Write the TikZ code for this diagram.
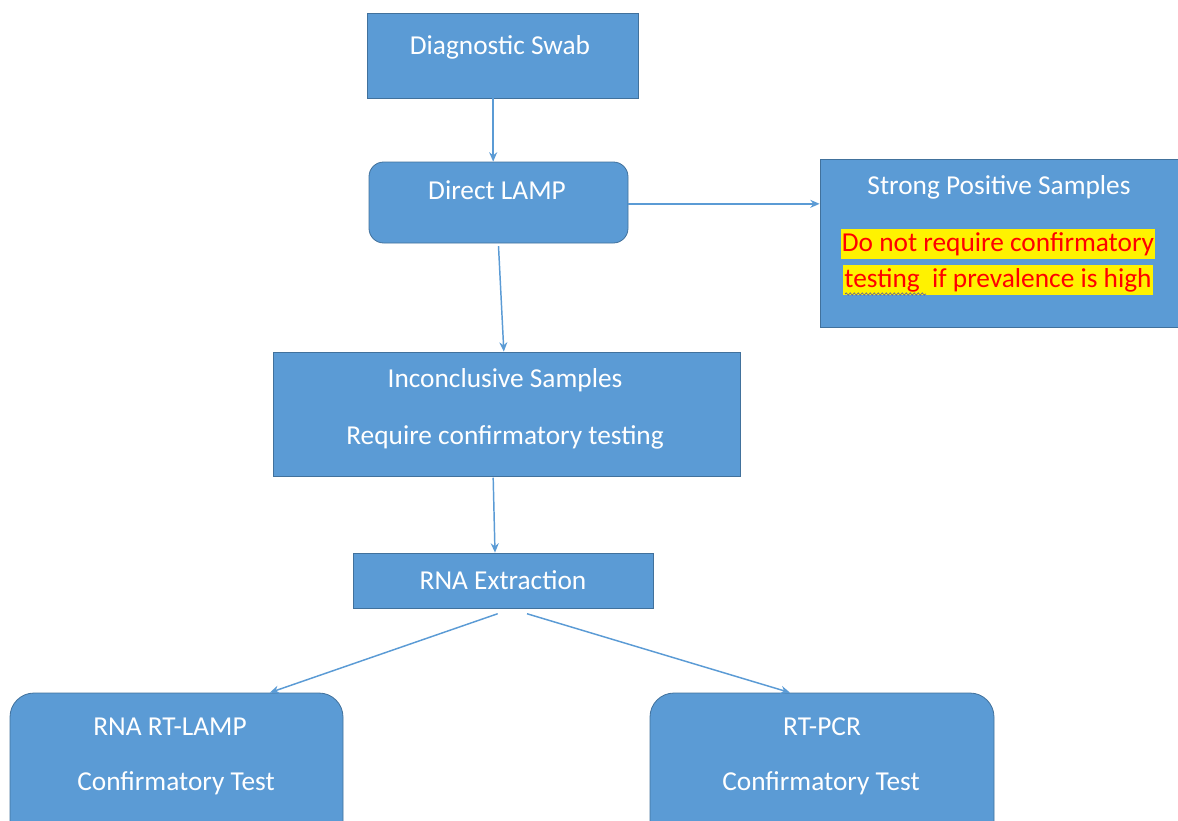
\documentclass[tikz,border=0pt]{standalone}
\usepackage{fontspec}
\setmainfont{Carlito}
\usepackage{xcolor}
\usepackage{tikz}
\usetikzlibrary{arrows.meta,fit,decorations.pathmorphing}

\definecolor{boxblue}{HTML}{5B9BD5}
\definecolor{boxedge}{HTML}{41719C}
\definecolor{flowblue}{HTML}{5B9BD5}

\begin{document}
\begin{tikzpicture}[x=0.75pt, y=-0.75pt,
        box/.style = {draw=boxedge, fill=boxblue, inner sep=0pt, line width=0.6pt},
        roundbox/.style = {box, rounded corners=11pt},
        bigroundbox/.style = {box, rounded corners=18pt},
        boxtext/.style = {text=white, font=\fontsize{20.5}{24}\selectfont, inner sep=0pt},
        warn/.style = {fill=yellow, text=red, font=\fontsize{20.5}{24}\selectfont,
                       inner xsep=1pt, inner ysep=1pt, text height=16pt, text depth=5pt},
        flow/.style = {draw=flowblue, line width=1.1pt, -{Stealth[length=7pt,width=6pt]}},
        squiggle/.style = {draw=gray!70!blue, line width=0.5pt,
                           decorate, decoration={snake, amplitude=0.8pt, segment length=3pt}}
        ]
    \useasboundingbox (0,0) rectangle (1178,821);
    \clip (0,0) rectangle (1178,821);

    \node[box, fit={(367,13) (638,98)}]            (swab)   {};
    \node[roundbox, fit={(369,162) (628,243)}]     (lamp)   {};
    \node[box, fit={(820,159) (1178,327)}]         (strong) {};
    \node[box, fit={(273,352) (740,476)}]          (incon)  {};
    \node[box, fit={(353,553) (653,608)}]          (rna)    {};
    \node[bigroundbox, fit={(10,693) (343,860)}]   (rtlamp) {};
    \node[bigroundbox, fit={(650,693) (994,860)}]  (rtpcr)  {};

    \node[boxtext] (swabtxt)   at (500,47)  {Diagnostic Swab};
    \node[boxtext] (lamptxt)   at (497,190) {Direct LAMP};
    \node[boxtext] (strongtxt) at (999,187) {Strong Positive Samples};
    \node[warn]    (warnone)   at (998,244) {Do not require confirmatory};
    \node[warn]    (warntwo)   at (998,280) {testing\ \ if prevalence is high};
    \node[boxtext] (incontxt)  at (505,380) {Inconclusive Samples};
    \node[boxtext] (inconsub)  at (505,437) {Require confirmatory testing};
    \node[boxtext] (rnatxt)    at (503,580) {RNA Extraction};
    \node[boxtext] (rtlamptxt) at (170,727) {RNA RT-LAMP};
    \node[boxtext] (rtlampsub) at (176,783) {Confirmatory Test};
    \node[boxtext] (rtpcrtxt)  at (822,727) {RT-PCR};
    \node[boxtext] (rtpcrsub)  at (821,783) {Confirmatory Test};

    \draw[squiggle] (845,294) -- (926,294); % spell check mark

    \draw[flow] ([xshift=-7pt]swab.south) -- ([xshift=-4pt]lamp.north);
    \draw[flow] ([yshift=-1pt]lamp.east) -- ([yshift=-1pt]lamp.east -| strong.west);
    \draw[flow] ([yshift=-2pt]lamp.south) -- ([xshift=-2pt]incon.north);
    \draw[flow] ([xshift=-10pt,yshift=-1pt]incon.south) -- ([xshift=-6pt]rna.north);
    \draw[flow] ([xshift=-4pt,yshift=-4pt]rna.south) -- ([xshift=70pt]rtlamp.north);
    \draw[flow] ([xshift=18pt,yshift=-4pt]rna.south) -- ([xshift=-24pt]rtpcr.north);
\end{tikzpicture}
\end{document}
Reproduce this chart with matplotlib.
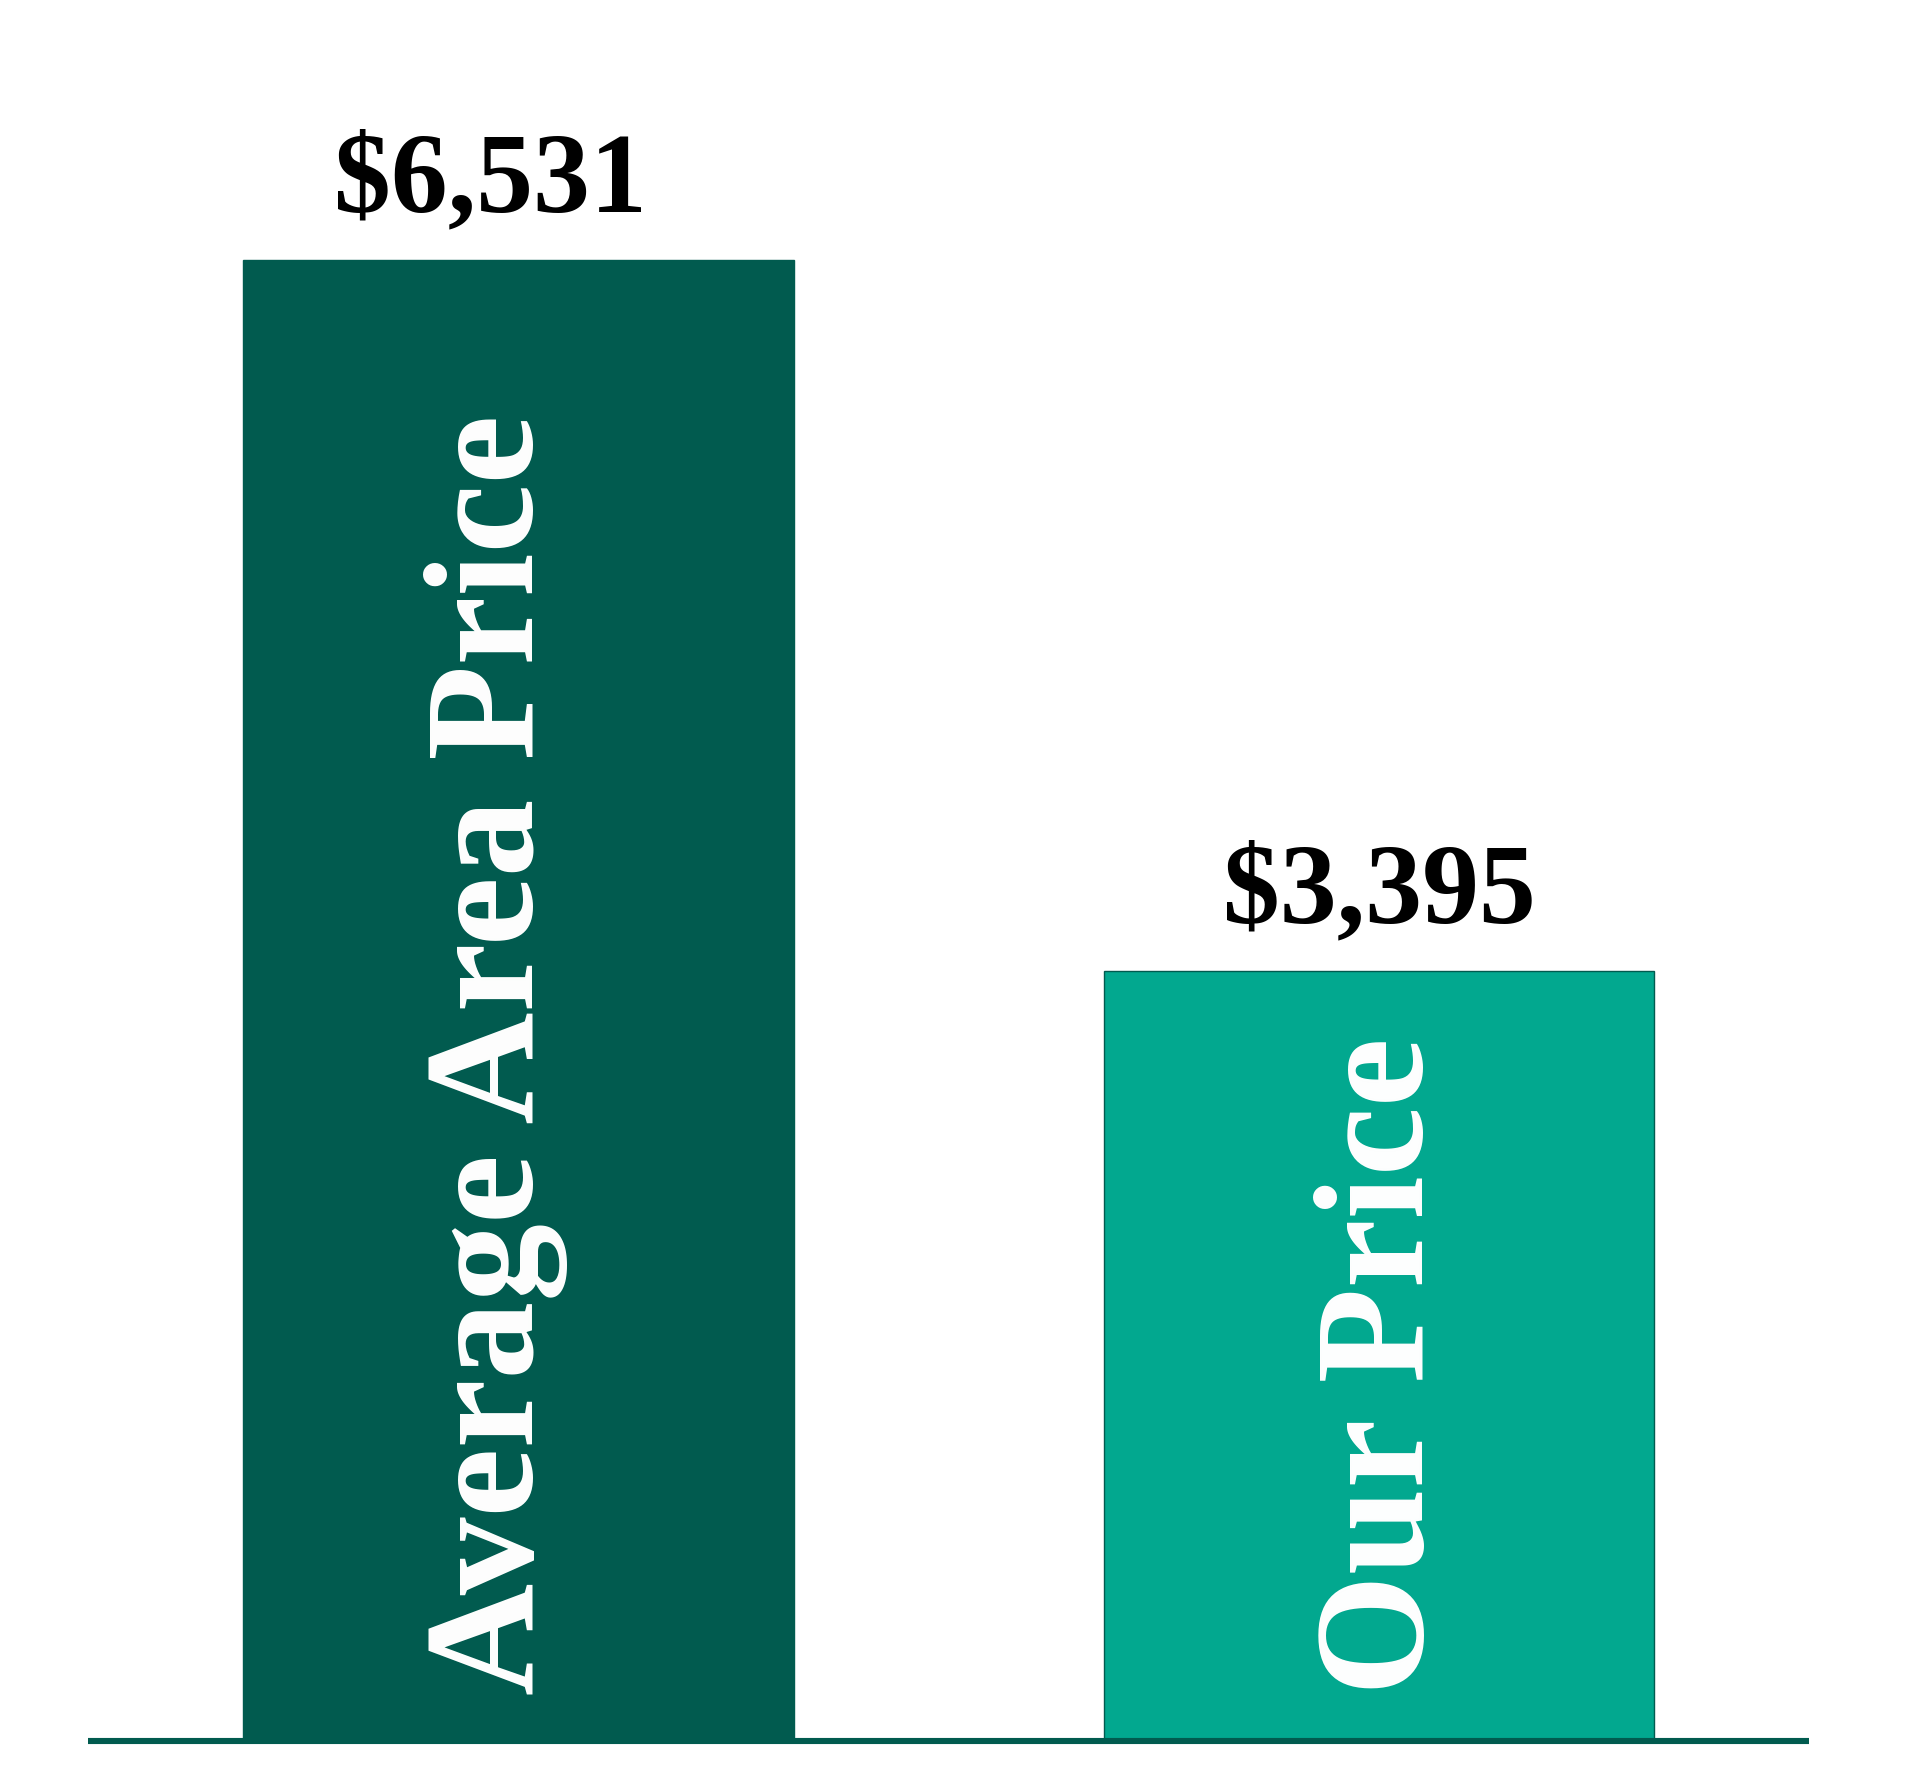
import os
import numpy as np
import matplotlib
matplotlib.use("Agg")
import matplotlib.pyplot as plt
from matplotlib import font_manager as fm

# data
categories = ["Average Area Price", "Our Price"]
prices = [6531, 3395]
bar_colors = ["#015B4F", "#02A88F"]
edge_colors = ["#015B4F", "#015B4F"]
value_labels = ["$6,531", "$3,395"]
# small horizontal nudges (in bar units / points)
name_shift = [0.017, 0.051]
label_dx = [-20, 0]

# look for a bold Times-like serif file, fall back to DejaVu Serif
wanted = ['liberationserif-bold.', 'tinos-bold.', 'timesnewromanbold', 'timesbd.',
          'notoserif-bold.', 'playfairdisplay-bold']
files = fm.findSystemFonts() + [f.fname for f in fm.fontManager.ttflist]
serif_file = None
for w in wanted:
    for fn in files:
        if w in os.path.basename(fn).lower().replace(' ', ''):
            serif_file = fn
            break
    if serif_file:
        break
if serif_file:
    bold_serif = fm.FontProperties(fname=serif_file)
else:
    bold_serif = fm.FontProperties(family='DejaVu Serif', weight='bold')

fig = plt.figure(figsize=(19.2, 17.92), dpi=100)
ax = fig.add_axes([0, 0, 1, 1])

x = np.arange(len(categories))
ax.bar(x, prices, width=0.64, color=bar_colors, edgecolor=edge_colors,
       linewidth=1, zorder=2)

# baseline
ax.plot([-0.5, 1.5], [0, 0], color="#015B4F", linewidth=4.4,
        solid_capstyle='butt', zorder=3)

for i in range(len(categories)):
    # price above bar
    ax.annotate(value_labels[i], xy=(x[i], prices[i]), xytext=(label_dx[i], 35),
                textcoords='offset points', ha='center', va='baseline',
                fontproperties=bold_serif, fontsize=82, color='black')
    # rotated category name inside bar
    ax.annotate(categories[i], xy=(x[i] + name_shift[i], 0), xytext=(0, 33),
                textcoords='offset points', ha='left', va='baseline',
                rotation=90, rotation_mode='anchor',
                fontproperties=bold_serif, fontsize=112, color='white',
                zorder=4)

ax.set_xlim(-0.6026, 1.6287)
ax.set_ylim(-224.9, 7677)
ax.axis('off')

fig.savefig("out.png", dpi=100, facecolor='white')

## [AIM OF THE EXERCISE]
Retype the data above exactly; pictures are not part of the copy.

## [FINAL ANSWER]
Write the TikZ code for this diagram.
\documentclass[tikz,border=0pt]{standalone}
\usepackage{fontspec}
\setmainfont{Carlito}
\usepackage{xcolor}
\usepackage{tikz}
\usetikzlibrary{arrows.meta,fit,decorations.pathmorphing}

\definecolor{boxblue}{HTML}{5B9BD5}
\definecolor{boxedge}{HTML}{41719C}
\definecolor{flowblue}{HTML}{5B9BD5}

\begin{document}
\begin{tikzpicture}[x=0.75pt, y=-0.75pt,
        box/.style = {draw=boxedge, fill=boxblue, inner sep=0pt, line width=0.6pt},
        roundbox/.style = {box, rounded corners=11pt},
        bigroundbox/.style = {box, rounded corners=18pt},
        boxtext/.style = {text=white, font=\fontsize{20.5}{24}\selectfont, inner sep=0pt},
        warn/.style = {fill=yellow, text=red, font=\fontsize{20.5}{24}\selectfont,
                       inner xsep=1pt, inner ysep=1pt, text height=16pt, text depth=5pt},
        flow/.style = {draw=flowblue, line width=1.1pt, -{Stealth[length=7pt,width=6pt]}},
        squiggle/.style = {draw=gray!70!blue, line width=0.5pt,
                           decorate, decoration={snake, amplitude=0.8pt, segment length=3pt}}
        ]
    \useasboundingbox (0,0) rectangle (1178,821);
    \clip (0,0) rectangle (1178,821);

    \node[box, fit={(367,13) (638,98)}]            (swab)   {};
    \node[roundbox, fit={(369,162) (628,243)}]     (lamp)   {};
    \node[box, fit={(820,159) (1178,327)}]         (strong) {};
    \node[box, fit={(273,352) (740,476)}]          (incon)  {};
    \node[box, fit={(353,553) (653,608)}]          (rna)    {};
    \node[bigroundbox, fit={(10,693) (343,860)}]   (rtlamp) {};
    \node[bigroundbox, fit={(650,693) (994,860)}]  (rtpcr)  {};

    \node[boxtext] (swabtxt)   at (500,47)  {Diagnostic Swab};
    \node[boxtext] (lamptxt)   at (497,190) {Direct LAMP};
    \node[boxtext] (strongtxt) at (999,187) {Strong Positive Samples};
    \node[warn]    (warnone)   at (998,244) {Do not require confirmatory};
    \node[warn]    (warntwo)   at (998,280) {testing\ \ if prevalence is high};
    \node[boxtext] (incontxt)  at (505,380) {Inconclusive Samples};
    \node[boxtext] (inconsub)  at (505,437) {Require confirmatory testing};
    \node[boxtext] (rnatxt)    at (503,580) {RNA Extraction};
    \node[boxtext] (rtlamptxt) at (170,727) {RNA RT-LAMP};
    \node[boxtext] (rtlampsub) at (176,783) {Confirmatory Test};
    \node[boxtext] (rtpcrtxt)  at (822,727) {RT-PCR};
    \node[boxtext] (rtpcrsub)  at (821,783) {Confirmatory Test};

    \draw[squiggle] (845,294) -- (926,294); % spell check mark

    \draw[flow] ([xshift=-7pt]swab.south) -- ([xshift=-4pt]lamp.north);
    \draw[flow] ([yshift=-1pt]lamp.east) -- ([yshift=-1pt]lamp.east -| strong.west);
    \draw[flow] ([yshift=-2pt]lamp.south) -- ([xshift=-2pt]incon.north);
    \draw[flow] ([xshift=-10pt,yshift=-1pt]incon.south) -- ([xshift=-6pt]rna.north);
    \draw[flow] ([xshift=-4pt,yshift=-4pt]rna.south) -- ([xshift=70pt]rtlamp.north);
    \draw[flow] ([xshift=18pt,yshift=-4pt]rna.south) -- ([xshift=-24pt]rtpcr.north);
\end{tikzpicture}
\end{document}
Reproduce this chart with matplotlib.
import os
import numpy as np
import matplotlib
matplotlib.use("Agg")
import matplotlib.pyplot as plt
from matplotlib import font_manager as fm

# data
categories = ["Average Area Price", "Our Price"]
prices = [6531, 3395]
bar_colors = ["#015B4F", "#02A88F"]
edge_colors = ["#015B4F", "#015B4F"]
value_labels = ["$6,531", "$3,395"]
# small horizontal nudges (in bar units / points)
name_shift = [0.017, 0.051]
label_dx = [-20, 0]

# look for a bold Times-like serif file, fall back to DejaVu Serif
wanted = ['liberationserif-bold.', 'tinos-bold.', 'timesnewromanbold', 'timesbd.',
          'notoserif-bold.', 'playfairdisplay-bold']
files = fm.findSystemFonts() + [f.fname for f in fm.fontManager.ttflist]
serif_file = None
for w in wanted:
    for fn in files:
        if w in os.path.basename(fn).lower().replace(' ', ''):
            serif_file = fn
            break
    if serif_file:
        break
if serif_file:
    bold_serif = fm.FontProperties(fname=serif_file)
else:
    bold_serif = fm.FontProperties(family='DejaVu Serif', weight='bold')

fig = plt.figure(figsize=(19.2, 17.92), dpi=100)
ax = fig.add_axes([0, 0, 1, 1])

x = np.arange(len(categories))
ax.bar(x, prices, width=0.64, color=bar_colors, edgecolor=edge_colors,
       linewidth=1, zorder=2)

# baseline
ax.plot([-0.5, 1.5], [0, 0], color="#015B4F", linewidth=4.4,
        solid_capstyle='butt', zorder=3)

for i in range(len(categories)):
    # price above bar
    ax.annotate(value_labels[i], xy=(x[i], prices[i]), xytext=(label_dx[i], 35),
                textcoords='offset points', ha='center', va='baseline',
                fontproperties=bold_serif, fontsize=82, color='black')
    # rotated category name inside bar
    ax.annotate(categories[i], xy=(x[i] + name_shift[i], 0), xytext=(0, 33),
                textcoords='offset points', ha='left', va='baseline',
                rotation=90, rotation_mode='anchor',
                fontproperties=bold_serif, fontsize=112, color='white',
                zorder=4)

ax.set_xlim(-0.6026, 1.6287)
ax.set_ylim(-224.9, 7677)
ax.axis('off')

fig.savefig("out.png", dpi=100, facecolor='white')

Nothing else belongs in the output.